:: WRITTEN TASK ::
Begin at the line that contains "Rebuild this chart", stop after the line that contains "const marginBottom = 73;", and reproduce only that span, unaltered.
───── DATASET RECORDS
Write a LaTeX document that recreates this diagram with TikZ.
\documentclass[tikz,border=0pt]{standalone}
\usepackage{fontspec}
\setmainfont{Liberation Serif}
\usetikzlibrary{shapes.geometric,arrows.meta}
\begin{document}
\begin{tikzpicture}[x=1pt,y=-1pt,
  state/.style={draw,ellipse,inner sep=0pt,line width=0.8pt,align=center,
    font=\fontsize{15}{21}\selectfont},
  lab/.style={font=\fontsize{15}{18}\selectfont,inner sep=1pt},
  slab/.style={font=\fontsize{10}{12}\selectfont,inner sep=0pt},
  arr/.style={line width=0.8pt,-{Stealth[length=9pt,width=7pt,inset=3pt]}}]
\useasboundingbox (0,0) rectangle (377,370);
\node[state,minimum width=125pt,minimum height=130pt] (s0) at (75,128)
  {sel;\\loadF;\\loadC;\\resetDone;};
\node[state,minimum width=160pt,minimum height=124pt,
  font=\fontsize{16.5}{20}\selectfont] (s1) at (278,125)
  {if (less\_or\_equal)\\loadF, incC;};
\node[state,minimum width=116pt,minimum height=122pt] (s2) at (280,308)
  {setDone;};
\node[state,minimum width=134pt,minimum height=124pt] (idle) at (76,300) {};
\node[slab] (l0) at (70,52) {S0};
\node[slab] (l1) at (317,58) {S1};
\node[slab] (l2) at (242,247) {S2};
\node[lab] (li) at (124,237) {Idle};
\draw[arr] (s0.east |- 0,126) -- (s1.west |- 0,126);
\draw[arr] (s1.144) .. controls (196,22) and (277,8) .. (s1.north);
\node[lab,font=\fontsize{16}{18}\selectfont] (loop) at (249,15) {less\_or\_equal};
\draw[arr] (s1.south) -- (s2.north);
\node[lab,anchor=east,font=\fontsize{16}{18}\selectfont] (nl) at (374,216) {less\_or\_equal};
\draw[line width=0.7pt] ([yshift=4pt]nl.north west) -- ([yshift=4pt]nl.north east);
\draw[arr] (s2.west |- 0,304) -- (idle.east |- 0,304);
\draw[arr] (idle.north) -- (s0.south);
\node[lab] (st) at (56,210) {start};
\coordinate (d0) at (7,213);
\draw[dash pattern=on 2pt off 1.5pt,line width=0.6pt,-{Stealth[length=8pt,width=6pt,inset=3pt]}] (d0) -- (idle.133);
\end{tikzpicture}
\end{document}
──────────
───── DATASET RECORDS
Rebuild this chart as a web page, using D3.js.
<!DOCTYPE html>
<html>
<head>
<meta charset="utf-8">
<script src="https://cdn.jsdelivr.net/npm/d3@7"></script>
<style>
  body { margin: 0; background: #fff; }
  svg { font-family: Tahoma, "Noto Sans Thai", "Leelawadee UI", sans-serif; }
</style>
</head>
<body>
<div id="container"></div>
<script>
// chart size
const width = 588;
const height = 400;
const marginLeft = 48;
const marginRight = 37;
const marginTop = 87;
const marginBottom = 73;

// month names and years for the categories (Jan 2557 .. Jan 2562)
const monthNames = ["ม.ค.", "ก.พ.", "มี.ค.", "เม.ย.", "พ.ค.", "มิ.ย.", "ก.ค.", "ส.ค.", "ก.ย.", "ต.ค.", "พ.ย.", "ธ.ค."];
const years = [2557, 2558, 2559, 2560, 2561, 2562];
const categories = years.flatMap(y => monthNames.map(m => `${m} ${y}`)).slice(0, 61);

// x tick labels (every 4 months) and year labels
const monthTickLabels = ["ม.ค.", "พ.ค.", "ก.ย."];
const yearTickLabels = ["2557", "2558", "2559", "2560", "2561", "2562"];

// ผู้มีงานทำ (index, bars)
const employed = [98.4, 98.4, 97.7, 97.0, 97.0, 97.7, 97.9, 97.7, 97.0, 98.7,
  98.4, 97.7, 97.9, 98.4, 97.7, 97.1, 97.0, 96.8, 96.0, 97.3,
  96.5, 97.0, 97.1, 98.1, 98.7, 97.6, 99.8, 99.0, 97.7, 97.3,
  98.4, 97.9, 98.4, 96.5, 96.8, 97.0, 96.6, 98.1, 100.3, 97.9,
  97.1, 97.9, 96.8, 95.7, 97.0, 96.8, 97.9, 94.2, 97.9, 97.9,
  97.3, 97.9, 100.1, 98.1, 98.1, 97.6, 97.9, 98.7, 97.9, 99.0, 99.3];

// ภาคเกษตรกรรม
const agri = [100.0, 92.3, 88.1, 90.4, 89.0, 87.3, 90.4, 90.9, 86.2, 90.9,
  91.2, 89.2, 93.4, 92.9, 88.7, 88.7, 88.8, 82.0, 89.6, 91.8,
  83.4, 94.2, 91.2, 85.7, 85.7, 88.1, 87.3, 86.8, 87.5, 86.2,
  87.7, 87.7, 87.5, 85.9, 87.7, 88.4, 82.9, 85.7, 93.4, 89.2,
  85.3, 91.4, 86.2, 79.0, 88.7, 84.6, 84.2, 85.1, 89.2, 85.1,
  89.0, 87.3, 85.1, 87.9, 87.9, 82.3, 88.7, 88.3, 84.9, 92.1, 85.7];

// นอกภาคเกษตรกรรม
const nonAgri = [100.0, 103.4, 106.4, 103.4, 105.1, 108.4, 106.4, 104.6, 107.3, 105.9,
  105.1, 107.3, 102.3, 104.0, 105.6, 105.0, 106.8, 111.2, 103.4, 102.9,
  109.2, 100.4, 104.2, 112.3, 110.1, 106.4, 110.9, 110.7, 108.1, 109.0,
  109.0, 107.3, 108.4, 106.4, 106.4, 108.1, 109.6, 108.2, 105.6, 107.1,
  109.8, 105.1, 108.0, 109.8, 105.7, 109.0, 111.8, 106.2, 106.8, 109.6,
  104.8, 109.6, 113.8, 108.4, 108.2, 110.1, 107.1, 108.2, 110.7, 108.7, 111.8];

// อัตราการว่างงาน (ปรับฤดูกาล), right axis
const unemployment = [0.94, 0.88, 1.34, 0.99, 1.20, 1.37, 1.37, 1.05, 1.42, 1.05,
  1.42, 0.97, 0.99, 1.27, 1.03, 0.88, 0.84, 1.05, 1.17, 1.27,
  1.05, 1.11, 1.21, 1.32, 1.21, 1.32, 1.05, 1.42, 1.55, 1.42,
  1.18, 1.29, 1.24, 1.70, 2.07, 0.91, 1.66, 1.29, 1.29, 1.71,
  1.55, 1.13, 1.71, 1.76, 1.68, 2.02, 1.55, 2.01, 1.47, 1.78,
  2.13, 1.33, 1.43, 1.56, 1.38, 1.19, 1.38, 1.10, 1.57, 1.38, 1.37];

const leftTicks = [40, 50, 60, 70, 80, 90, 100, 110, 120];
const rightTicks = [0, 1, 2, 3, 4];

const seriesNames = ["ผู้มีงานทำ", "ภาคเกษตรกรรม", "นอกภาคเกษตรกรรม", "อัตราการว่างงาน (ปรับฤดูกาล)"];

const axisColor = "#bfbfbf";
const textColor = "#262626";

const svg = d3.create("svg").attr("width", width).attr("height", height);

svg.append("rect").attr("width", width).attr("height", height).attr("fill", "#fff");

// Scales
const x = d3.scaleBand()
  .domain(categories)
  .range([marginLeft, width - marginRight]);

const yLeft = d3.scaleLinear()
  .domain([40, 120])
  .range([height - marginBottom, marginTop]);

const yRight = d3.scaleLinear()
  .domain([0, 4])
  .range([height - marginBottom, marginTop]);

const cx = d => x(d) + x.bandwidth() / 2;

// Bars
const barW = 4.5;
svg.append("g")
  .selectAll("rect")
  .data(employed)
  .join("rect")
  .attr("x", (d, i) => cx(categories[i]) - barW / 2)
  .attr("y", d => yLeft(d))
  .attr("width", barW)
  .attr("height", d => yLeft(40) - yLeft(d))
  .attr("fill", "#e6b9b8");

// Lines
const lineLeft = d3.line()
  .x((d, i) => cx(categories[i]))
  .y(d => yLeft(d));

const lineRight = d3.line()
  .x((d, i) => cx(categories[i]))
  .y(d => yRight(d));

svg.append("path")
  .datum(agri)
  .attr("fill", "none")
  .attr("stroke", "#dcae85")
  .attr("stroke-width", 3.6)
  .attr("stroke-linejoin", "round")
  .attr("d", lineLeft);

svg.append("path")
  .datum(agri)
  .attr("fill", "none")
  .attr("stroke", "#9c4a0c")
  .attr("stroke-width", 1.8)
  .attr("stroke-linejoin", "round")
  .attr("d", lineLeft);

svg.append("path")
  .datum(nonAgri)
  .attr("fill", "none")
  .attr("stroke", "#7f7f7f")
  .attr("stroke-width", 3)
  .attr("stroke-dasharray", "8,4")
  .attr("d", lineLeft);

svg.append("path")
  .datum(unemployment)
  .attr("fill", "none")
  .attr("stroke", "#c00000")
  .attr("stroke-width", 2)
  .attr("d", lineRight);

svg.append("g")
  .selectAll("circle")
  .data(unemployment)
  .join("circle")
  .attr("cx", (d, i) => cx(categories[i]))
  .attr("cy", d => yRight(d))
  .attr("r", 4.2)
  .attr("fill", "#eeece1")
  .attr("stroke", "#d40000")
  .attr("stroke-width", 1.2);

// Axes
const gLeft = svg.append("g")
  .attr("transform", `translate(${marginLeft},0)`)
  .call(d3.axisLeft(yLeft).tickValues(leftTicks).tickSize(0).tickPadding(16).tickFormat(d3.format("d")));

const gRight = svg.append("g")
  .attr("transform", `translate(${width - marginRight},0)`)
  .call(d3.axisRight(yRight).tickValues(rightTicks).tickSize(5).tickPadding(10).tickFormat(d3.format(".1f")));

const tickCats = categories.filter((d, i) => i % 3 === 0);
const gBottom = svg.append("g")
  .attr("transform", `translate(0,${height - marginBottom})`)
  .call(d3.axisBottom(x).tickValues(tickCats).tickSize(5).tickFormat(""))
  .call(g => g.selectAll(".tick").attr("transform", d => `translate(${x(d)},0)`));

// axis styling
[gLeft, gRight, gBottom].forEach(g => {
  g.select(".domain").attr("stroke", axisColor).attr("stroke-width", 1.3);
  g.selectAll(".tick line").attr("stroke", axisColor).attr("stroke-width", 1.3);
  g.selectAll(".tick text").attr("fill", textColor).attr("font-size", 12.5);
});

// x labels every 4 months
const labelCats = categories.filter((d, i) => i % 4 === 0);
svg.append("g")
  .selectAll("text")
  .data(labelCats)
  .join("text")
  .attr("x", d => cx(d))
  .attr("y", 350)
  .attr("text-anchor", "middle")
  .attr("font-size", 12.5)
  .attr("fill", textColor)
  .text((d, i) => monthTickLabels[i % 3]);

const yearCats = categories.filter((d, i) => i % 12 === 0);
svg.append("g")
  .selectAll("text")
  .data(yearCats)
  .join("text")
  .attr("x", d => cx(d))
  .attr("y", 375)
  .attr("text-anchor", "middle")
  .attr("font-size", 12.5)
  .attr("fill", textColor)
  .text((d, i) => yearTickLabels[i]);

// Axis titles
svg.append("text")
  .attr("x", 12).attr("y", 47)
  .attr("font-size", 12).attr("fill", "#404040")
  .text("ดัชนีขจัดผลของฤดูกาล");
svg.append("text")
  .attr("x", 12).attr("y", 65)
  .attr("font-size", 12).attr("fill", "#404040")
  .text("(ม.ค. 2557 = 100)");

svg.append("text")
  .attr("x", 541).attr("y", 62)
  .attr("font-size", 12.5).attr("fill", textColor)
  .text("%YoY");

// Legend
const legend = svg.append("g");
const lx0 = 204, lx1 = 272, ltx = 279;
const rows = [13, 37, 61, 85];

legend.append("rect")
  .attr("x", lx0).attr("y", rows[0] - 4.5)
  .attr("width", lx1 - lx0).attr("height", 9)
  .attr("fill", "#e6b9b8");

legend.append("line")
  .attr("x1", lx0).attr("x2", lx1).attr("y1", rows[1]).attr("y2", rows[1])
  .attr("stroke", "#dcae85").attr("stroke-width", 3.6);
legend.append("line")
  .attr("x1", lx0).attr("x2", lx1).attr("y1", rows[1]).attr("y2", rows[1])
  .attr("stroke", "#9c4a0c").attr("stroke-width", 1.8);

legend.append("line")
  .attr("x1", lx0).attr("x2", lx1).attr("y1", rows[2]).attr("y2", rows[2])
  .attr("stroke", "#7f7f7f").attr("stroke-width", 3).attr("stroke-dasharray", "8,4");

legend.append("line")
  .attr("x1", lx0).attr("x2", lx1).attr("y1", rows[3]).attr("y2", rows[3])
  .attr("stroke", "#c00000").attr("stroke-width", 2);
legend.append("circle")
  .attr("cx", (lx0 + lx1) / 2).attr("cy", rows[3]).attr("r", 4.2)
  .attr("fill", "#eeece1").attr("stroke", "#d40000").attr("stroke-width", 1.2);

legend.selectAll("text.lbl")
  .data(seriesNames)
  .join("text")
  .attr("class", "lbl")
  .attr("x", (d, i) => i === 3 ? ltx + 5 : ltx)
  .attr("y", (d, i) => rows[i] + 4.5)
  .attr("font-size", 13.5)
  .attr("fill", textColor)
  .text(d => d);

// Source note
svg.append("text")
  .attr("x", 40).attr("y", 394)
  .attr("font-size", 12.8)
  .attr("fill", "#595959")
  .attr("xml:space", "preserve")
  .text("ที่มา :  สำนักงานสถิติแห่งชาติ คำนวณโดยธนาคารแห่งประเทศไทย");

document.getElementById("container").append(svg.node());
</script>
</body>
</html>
──────────
:: EXERCISE SOLUTION ::
Rebuild this chart as a web page, using D3.js.
<!DOCTYPE html>
<html>
<head>
<meta charset="utf-8">
<script src="https://cdn.jsdelivr.net/npm/d3@7"></script>
<style>
  body { margin: 0; background: #fff; }
  svg { font-family: Tahoma, "Noto Sans Thai", "Leelawadee UI", sans-serif; }
</style>
</head>
<body>
<div id="container"></div>
<script>
// chart size
const width = 588;
const height = 400;
const marginLeft = 48;
const marginRight = 37;
const marginTop = 87;
const marginBottom = 73;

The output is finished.